West Berlin’s political class was not known for its stellar talent. True, the city had a tradition of dynamic mayors, like Ernst Reuter and Willy Brandt, but from the mid-1960s on the best politicians, like the best businessmen, tended to move on rather quickly to higher positions in West Germany after having proven themselves in Berlin. Brandt himself of course left to become foreign minister in 1966. Richard von Weizsäcker, who became West Berlin’s mayor in 1981, moved to the federal presidency in 1984. Hans-Jochen Vogel, the SPD’s chancellor candidate in 1983, served briefly as a caretaker mayor in West Berlin in 1981.

Vogel was sent to Berlin by Chancellor Helmut Schmidt to rescue the city for the ruling Social Democrats, who since Brandt’s departure had succeeded in making the town a byword for political incompetence and corruption. With few demands placed on them aside from staying put, West Berlin’s bureaucrats and party hacks got used to doing little real work for their inflated paychecks. When they did stir themselves, it was often to earn additional money in the private sector. Germans call this way of doing things Filz (felt), and though one could find it in every German city (in every city in the world, for that matter), West Berlin had turned it into an art form. Filz-artists were particularly active in the city’s construction industry, whose major companies routinely staffed their boards with municipal politicians. Sometimes, however, the collusion became too intimate even for Berlin. In early 1981 Mayor Dietrich Stobbe (SPD) approved a 115-million-mark loan to a real estate developer named Dieter Garsky for some construction projects that proved fraudulent.
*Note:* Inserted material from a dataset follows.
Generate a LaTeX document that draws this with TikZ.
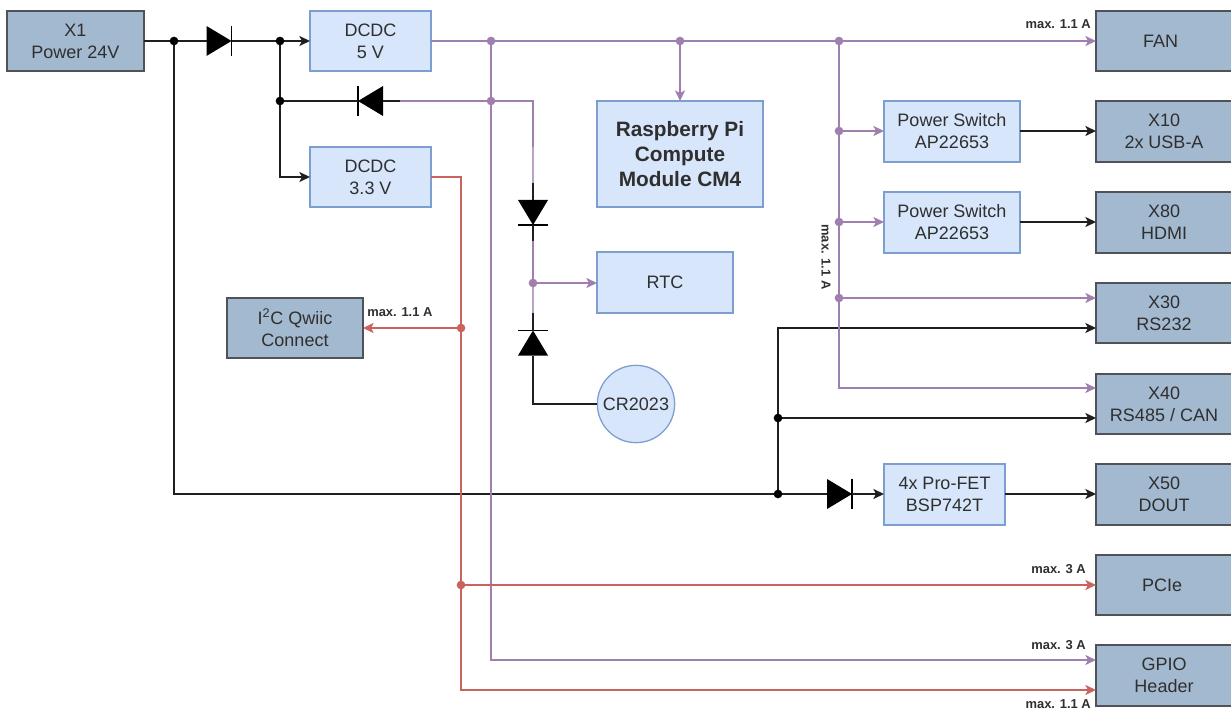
\documentclass[tikz,border=0pt]{standalone}
\usepackage{fontspec}
\setmainfont{Liberation Sans}
\usetikzlibrary{arrows.meta}
\definecolor{inkc}{HTML}{2F2F2F}
\definecolor{darkfill}{HTML}{A3B9D0}
\definecolor{darkline}{HTML}{4F5358}
\definecolor{lightfill}{HTML}{D7E6FA}
\definecolor{lightline}{HTML}{7C9FD0}
\definecolor{pur}{HTML}{A07FAF}
\definecolor{lilac}{HTML}{BBA3C8}
\definecolor{redw}{HTML}{C8635E}
\definecolor{blk}{HTML}{1F1F1F}
\tikzset{
  basebox/.style={rectangle,align=center,inner sep=0pt,outer sep=0pt,text=inkc,line width=0.95pt,
    font=\fontsize{13.5}{16.5}\selectfont},
  darkbox/.style={basebox,draw=darkline,fill=darkfill},
  lightbox/.style={basebox,draw=lightline,fill=lightfill},
  sized/.style n args={2}{minimum width=#1*0.75pt,minimum height=#2*0.75pt},
  tiplbl/.style={inner sep=0pt,text=inkc,font=\bfseries\fontsize{9.7}{11}\selectfont},
  wire/.style={line width=1.2pt,line join=miter},
  tip/.style={-{Stealth[length=8pt,width=7.5pt,inset=2pt]}},
  bw/.style={wire,draw=blk},
  pw/.style={wire,draw=pur},
  rw/.style={wire,draw=redw},
  bjunc/.style={circle,fill=black,inner sep=0pt,outer sep=0pt,minimum size=6.5pt},
  pjunc/.style={circle,fill=pur,inner sep=0pt,outer sep=0pt,minimum size=6.5pt},
  rjunc/.style={circle,fill=redw,inner sep=0pt,outer sep=0pt,minimum size=6.5pt},
  diode/.pic={
    \fill[black] (-12.5,-15) -- (-12.5,15) -- (12.5,0) -- cycle;
    \draw[black,line width=1pt] (12.5,-15) -- (12.5,15);
    \coordinate (-in) at (-12.5,0);
    \coordinate (-out) at (12.5,0);
  }
}
\begin{document}
\begin{tikzpicture}[x=0.75pt,y=-0.75pt]
\useasboundingbox (0,0) rectangle (1231,709);
% junctions (named, drawn last on top)
\coordinate (j174) at (174,41);
\coordinate (j280a) at (280,41);
\coordinate (j280b) at (280,101);
\coordinate (c280) at (280,177);
\coordinate (j491a) at (491,41);
\coordinate (j491b) at (491,101);
\coordinate (j680) at (680,41);
\coordinate (j839a) at (839,41);
\coordinate (j839b) at (839,131);
\coordinate (j839c) at (839,222);
\coordinate (j839d) at (839,298);
\coordinate (c839) at (839,388);
\coordinate (c491) at (491,660);
\coordinate (c174) at (174,494);
\coordinate (j778a) at (778,494);
\coordinate (j778b) at (778,418);
\coordinate (c778) at (778,328);
\coordinate (r1) at (461,177);
\coordinate (j461a) at (461,328);
\coordinate (j461b) at (461,585);
\coordinate (c461) at (461,690);
\coordinate (c533a) at (533,101);
\coordinate (c533b) at (533,147);
\coordinate (c533c) at (533,183);
\coordinate (c533d) at (533,241);
\coordinate (j533) at (533,283);
\coordinate (c533e) at (533,313);
\coordinate (c533f) at (533,404);
\coordinate (c400) at (400,101);
% boxes
\node[darkbox,sized={137}{60}] (x1) at (75.5,41) {X1\\Power 24V};
\node[lightbox,sized={121}{60}] (dc5) at (370.5,41) {DCDC\\5 V};
\node[lightbox,sized={121}{60}] (dc3) at (370.5,177) {DCDC\\3.3 V};
\node[lightbox,sized={166}{106},font=\bfseries\fontsize{15.6}{19}\selectfont] (cm4) at (680,154) {Raspberry Pi\\Compute\\Module CM4};
\node[lightbox,sized={136}{61}] (rtc) at (665,282.5) {RTC};
\node[lightbox,circle,minimum size=58pt] (cr) at (636,404) {CR2023};
\node[darkbox,sized={136}{60}] (i2c) at (295,328) {I\textsuperscript{2}C Qwiic\\Connect};
\node[lightbox,sized={136}{61}] (ps1) at (952,131.5) {Power Switch\\AP22653};
\node[lightbox,sized={136}{61}] (ps2) at (952,222.5) {Power Switch\\AP22653};
\node[lightbox,sized={121}{61}] (fet) at (944.5,494.5) {4x Pro-FET\\BSP742T};
\node[darkbox,sized={140}{60}] (fan) at (1166,41) {\hspace{-4pt}FAN\hspace{4pt}};
\node[darkbox,sized={140}{61}] (x10) at (1166,131.5) {\hspace{-3pt}X10\hspace{3pt}\\\hspace{-3pt}2x USB-A\hspace{3pt}};
\node[darkbox,sized={140}{61}] (x80) at (1166,222.5) {\hspace{-3pt}X80\hspace{3pt}\\\hspace{-3pt}HDMI\hspace{3pt}};
\node[darkbox,sized={140}{60}] (x30) at (1166,313) {\hspace{-3pt}X30\hspace{3pt}\\\hspace{-3pt}RS232\hspace{3pt}};
\node[darkbox,sized={140}{60}] (x40) at (1166,404) {\hspace{-3pt}X40\hspace{3pt}\\\hspace{-3pt}RS485 / CAN\hspace{3pt}};
\node[darkbox,sized={140}{61}] (x50) at (1166,494.5) {\hspace{-3pt}X50\hspace{3pt}\\\hspace{-3pt}DOUT\hspace{3pt}};
\node[darkbox,sized={140}{60}] (pcie) at (1166,585) {\hspace{-3pt}PCIe\hspace{3pt}};
\node[darkbox,sized={140}{61}] (gpio) at (1166,675.5) {\hspace{-3pt}GPIO\hspace{3pt}\\\hspace{-3pt}Header\hspace{3pt}};
% diodes
\pic (da) at (219,41) {diode};
\pic[rotate=180] (db) at (370.5,101) {diode};
\pic[rotate=-90] (dc) at (533,212.5) {diode};
\pic[rotate=90] (dd) at (533,343) {diode};
\pic (de) at (839.5,494) {diode};
% black wires
\draw[bw] (x1) -- (j174) -- (da-in);
\draw[bw] (da-out) -- (j280a);
\draw[bw,tip] (j280a) -- (dc5);
\draw[bw] (j280a) -- (j280b);
\draw[bw,tip] (j280b) -- (c280) -- (dc3);
\draw[bw] (j280b) -- (db-out);
\draw[bw] (db-in) -- (c400);
\draw[bw] (j174) -- (c174) -- (j778a) -- (de-in);
\draw[bw,tip] (de-out) -- (de-out -| fet.west);
\draw[bw,tip] (de-out -| fet.east) -- (de-out -| x50.west);
\draw[bw] (j778a) -- (j778b);
\draw[bw,tip] (j778b) -- (c778) -- (c778 -| x30.west);
\draw[bw,tip] (j778b) -- (j778b -| x40.west);
\draw[bw,tip] (j839b -| ps1.east) -- (j839b -| x10.west);
\draw[bw,tip] (j839c -| ps2.east) -- (j839c -| x80.west);
\draw[bw] (c533c) -- (dc-in);
\draw[bw] (dc-out) -- (c533d);
\draw[bw] (c533e) -- (dd-out);
\draw[bw] (dd-in) -- (c533f) -- (cr);
% purple wires
\draw[pw,tip] (dc5) -- (j491a) -- (j680) -- (j839a) -- (j839a -| fan.west);
\draw[pw,tip] (j680) -- (j680 |- cm4.north);
\draw[pw] (c400) -- (j491b) -- (c533a) -- (c533b);
\draw[wire,draw=lilac] (c533b) -- (c533c);
\draw[pw,tip] (j491a) -- (c491) -- (c491 -| gpio.west);
\draw[pw,tip] (j839a) -- (c839) -- (c839 -| x40.west);
\draw[pw,tip] (j839b) -- (ps1.west |- j839b);
\draw[pw,tip] (j839c) -- (ps2.west |- j839c);
\draw[pw,tip] (j839d) -- (j839d -| x30.west);
\draw[pw] (c533d) -- (j533);
\draw[wire,draw=lilac] (j533) -- (c533e);
\draw[pw,tip] (j533) -- (j533 -| rtc.west);
% red wires
\draw[rw,tip] (dc3) -- (r1) -- (c461) -- (c461 -| gpio.west);
\draw[rw,tip] (j461a) -- (j461a -| i2c.east);
\draw[rw,tip] (j461b) -- (j461b -| pcie.west);
% junction dots
\foreach \n in {j174,j280a,j280b,j778a,j778b} \node[bjunc] at (\n) {};
\foreach \n in {j491a,j491b,j680,j839a,j839b,j839c,j839d,j533} \node[pjunc] at (\n) {};
\foreach \n in {j461a,j461b} \node[rjunc] at (\n) {};
% current labels
\node[tiplbl,anchor=east] (l1) at (1091,24) {max. 1.1 A};
\node[tiplbl,anchor=west] (l2) at (367,312) {max. 1.1 A};
\node[tiplbl,rotate=-90] (l3) at (826,257) {max. 1.1 A};
\node[tiplbl,anchor=east] (l4) at (1086,569) {max. 3 A};
\node[tiplbl,anchor=east] (l5) at (1086,645) {max. 3 A};
\node[tiplbl,anchor=east] (l6) at (1091,704) {max. 1.1 A};
\end{tikzpicture}
\end{document}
The senator for finance, who had also approved the loan, turned out to be on Garsky’s payroll. Stobbe was forced to resign, and Vogel rode in to the rescue. However, neither Vogel nor his successor, Weizsäcker, proved able to root out the deep-seated problems of corruption, feather-bedding, and time-serving mediocrity. West Berlin’s Filz simply could not be transformed into a wholesome broadcloth.

Not surprisingly, the situation in West Berlin inspired resentment throughout the Federal Republic. West Germans often spoke of the walled city as their “hair shirt.” Most had been willing to wear this garment back in the days when West Berlin seemed in imminent danger of being overrun by the Communists, but with the construction of the Wall an odd kind of “normalcy” had set it, and Berlin inspired considerably less empathy. Now it seemed just another big city am Tropf (on the drip), with no end in sight to the dependency. In exchange for their subsidies, moreover, West Germans felt that they got little in the way of thanks from West Berlin. West Berliners, for their part, were at once proud and frightened by their alienation from the Federal Republic. They often insisted that only they could solve Berlin’s problems, yet when West Germans showed little interest in those problems, they felt snubbed. Increasingly, when West Berliners said drüben (over there), they meant West Germany rather than the world just over the Wall.

Little Istanbul

If West Berlin was becoming, at least in the eyes of many West Germans, a shiftless and profligate dependent, the city also seemed to have become unsettlingly foreign, a place where alien cultures and customs were evident at every turn. As we have seen, in former times the German capital had often been regarded as insufficiently “German,” but alleged Überfremdung (loss of native identity due to an influx of foreigners) emerged as a much more pressing issue with the wholesale importation of foreign workers beginning in the 1960s. West Berlin became especially dependent on foreign laborers because the Berlin Wall cut off its supply of German workers from the East. The walled city went from having virtually no foreign workers in 1960 to having 10 percent of its workforce foreign in 1975. By the early 1980s, 12 percent of the population was non-German. Even though other West German cities, such as Frankfurt and Stuttgart, had higher percentages of nonnatives, West Berlin’s dense concentration of foreigners in specific districts made it seem particularly exotic and multicultural.